# PROBLEM STATEMENT
Repeat the full listing, word for word.

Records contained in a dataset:
-=-=-

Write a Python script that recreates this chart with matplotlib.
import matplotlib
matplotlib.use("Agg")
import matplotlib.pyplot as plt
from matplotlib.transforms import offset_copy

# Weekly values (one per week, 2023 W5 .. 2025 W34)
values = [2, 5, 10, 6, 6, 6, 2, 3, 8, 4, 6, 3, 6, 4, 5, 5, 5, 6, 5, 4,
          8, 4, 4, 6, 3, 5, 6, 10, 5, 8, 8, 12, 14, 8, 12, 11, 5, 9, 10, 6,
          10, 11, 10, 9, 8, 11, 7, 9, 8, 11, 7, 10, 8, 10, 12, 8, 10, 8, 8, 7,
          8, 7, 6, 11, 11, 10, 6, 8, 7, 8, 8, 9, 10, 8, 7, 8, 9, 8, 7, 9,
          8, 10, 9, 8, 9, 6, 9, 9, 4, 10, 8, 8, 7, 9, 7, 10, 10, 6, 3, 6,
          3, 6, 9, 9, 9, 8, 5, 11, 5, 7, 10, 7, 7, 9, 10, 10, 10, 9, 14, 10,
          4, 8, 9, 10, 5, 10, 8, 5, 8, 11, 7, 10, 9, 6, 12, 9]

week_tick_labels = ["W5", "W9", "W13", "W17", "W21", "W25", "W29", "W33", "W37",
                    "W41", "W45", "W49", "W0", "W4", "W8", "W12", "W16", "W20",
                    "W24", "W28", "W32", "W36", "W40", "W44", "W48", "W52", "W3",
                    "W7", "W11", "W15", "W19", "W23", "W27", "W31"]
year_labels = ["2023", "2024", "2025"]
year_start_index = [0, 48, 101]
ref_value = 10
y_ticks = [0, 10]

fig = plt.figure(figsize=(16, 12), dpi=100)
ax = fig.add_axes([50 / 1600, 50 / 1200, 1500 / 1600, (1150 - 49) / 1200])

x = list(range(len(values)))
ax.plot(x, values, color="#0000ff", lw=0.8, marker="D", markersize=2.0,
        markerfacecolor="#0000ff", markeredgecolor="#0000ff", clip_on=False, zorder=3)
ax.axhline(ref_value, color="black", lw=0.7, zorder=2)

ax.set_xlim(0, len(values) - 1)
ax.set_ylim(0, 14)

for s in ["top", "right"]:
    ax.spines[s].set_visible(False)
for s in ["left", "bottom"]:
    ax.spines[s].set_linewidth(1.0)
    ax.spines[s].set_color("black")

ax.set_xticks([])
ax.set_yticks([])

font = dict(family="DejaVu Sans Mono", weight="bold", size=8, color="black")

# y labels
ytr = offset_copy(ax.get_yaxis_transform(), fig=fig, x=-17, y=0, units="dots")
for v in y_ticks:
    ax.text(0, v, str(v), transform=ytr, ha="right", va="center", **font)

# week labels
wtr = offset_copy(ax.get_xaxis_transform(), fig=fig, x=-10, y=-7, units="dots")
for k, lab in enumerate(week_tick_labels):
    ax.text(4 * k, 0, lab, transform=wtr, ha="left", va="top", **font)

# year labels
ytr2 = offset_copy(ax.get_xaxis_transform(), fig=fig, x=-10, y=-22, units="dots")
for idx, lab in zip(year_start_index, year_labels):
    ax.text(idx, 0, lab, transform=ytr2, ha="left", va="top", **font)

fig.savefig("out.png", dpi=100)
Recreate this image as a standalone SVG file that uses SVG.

-=-=-

# COMPLETED TASK
Write a Python script that recreates this chart with matplotlib.
import matplotlib
matplotlib.use("Agg")
import matplotlib.pyplot as plt
from matplotlib.transforms import offset_copy

# Weekly values (one per week, 2023 W5 .. 2025 W34)
values = [2, 5, 10, 6, 6, 6, 2, 3, 8, 4, 6, 3, 6, 4, 5, 5, 5, 6, 5, 4,
          8, 4, 4, 6, 3, 5, 6, 10, 5, 8, 8, 12, 14, 8, 12, 11, 5, 9, 10, 6,
          10, 11, 10, 9, 8, 11, 7, 9, 8, 11, 7, 10, 8, 10, 12, 8, 10, 8, 8, 7,
          8, 7, 6, 11, 11, 10, 6, 8, 7, 8, 8, 9, 10, 8, 7, 8, 9, 8, 7, 9,
          8, 10, 9, 8, 9, 6, 9, 9, 4, 10, 8, 8, 7, 9, 7, 10, 10, 6, 3, 6,
          3, 6, 9, 9, 9, 8, 5, 11, 5, 7, 10, 7, 7, 9, 10, 10, 10, 9, 14, 10,
          4, 8, 9, 10, 5, 10, 8, 5, 8, 11, 7, 10, 9, 6, 12, 9]

week_tick_labels = ["W5", "W9", "W13", "W17", "W21", "W25", "W29", "W33", "W37",
                    "W41", "W45", "W49", "W0", "W4", "W8", "W12", "W16", "W20",
                    "W24", "W28", "W32", "W36", "W40", "W44", "W48", "W52", "W3",
                    "W7", "W11", "W15", "W19", "W23", "W27", "W31"]
year_labels = ["2023", "2024", "2025"]
year_start_index = [0, 48, 101]
ref_value = 10
y_ticks = [0, 10]

fig = plt.figure(figsize=(16, 12), dpi=100)
ax = fig.add_axes([50 / 1600, 50 / 1200, 1500 / 1600, (1150 - 49) / 1200])

x = list(range(len(values)))
ax.plot(x, values, color="#0000ff", lw=0.8, marker="D", markersize=2.0,
        markerfacecolor="#0000ff", markeredgecolor="#0000ff", clip_on=False, zorder=3)
ax.axhline(ref_value, color="black", lw=0.7, zorder=2)

ax.set_xlim(0, len(values) - 1)
ax.set_ylim(0, 14)

for s in ["top", "right"]:
    ax.spines[s].set_visible(False)
for s in ["left", "bottom"]:
    ax.spines[s].set_linewidth(1.0)
    ax.spines[s].set_color("black")

ax.set_xticks([])
ax.set_yticks([])

font = dict(family="DejaVu Sans Mono", weight="bold", size=8, color="black")

# y labels
ytr = offset_copy(ax.get_yaxis_transform(), fig=fig, x=-17, y=0, units="dots")
for v in y_ticks:
    ax.text(0, v, str(v), transform=ytr, ha="right", va="center", **font)

# week labels
wtr = offset_copy(ax.get_xaxis_transform(), fig=fig, x=-10, y=-7, units="dots")
for k, lab in enumerate(week_tick_labels):
    ax.text(4 * k, 0, lab, transform=wtr, ha="left", va="top", **font)

# year labels
ytr2 = offset_copy(ax.get_xaxis_transform(), fig=fig, x=-10, y=-22, units="dots")
for idx, lab in zip(year_start_index, year_labels):
    ax.text(idx, 0, lab, transform=ytr2, ha="left", va="top", **font)

fig.savefig("out.png", dpi=100)
Recreate this image as a standalone SVG file that uses SVG.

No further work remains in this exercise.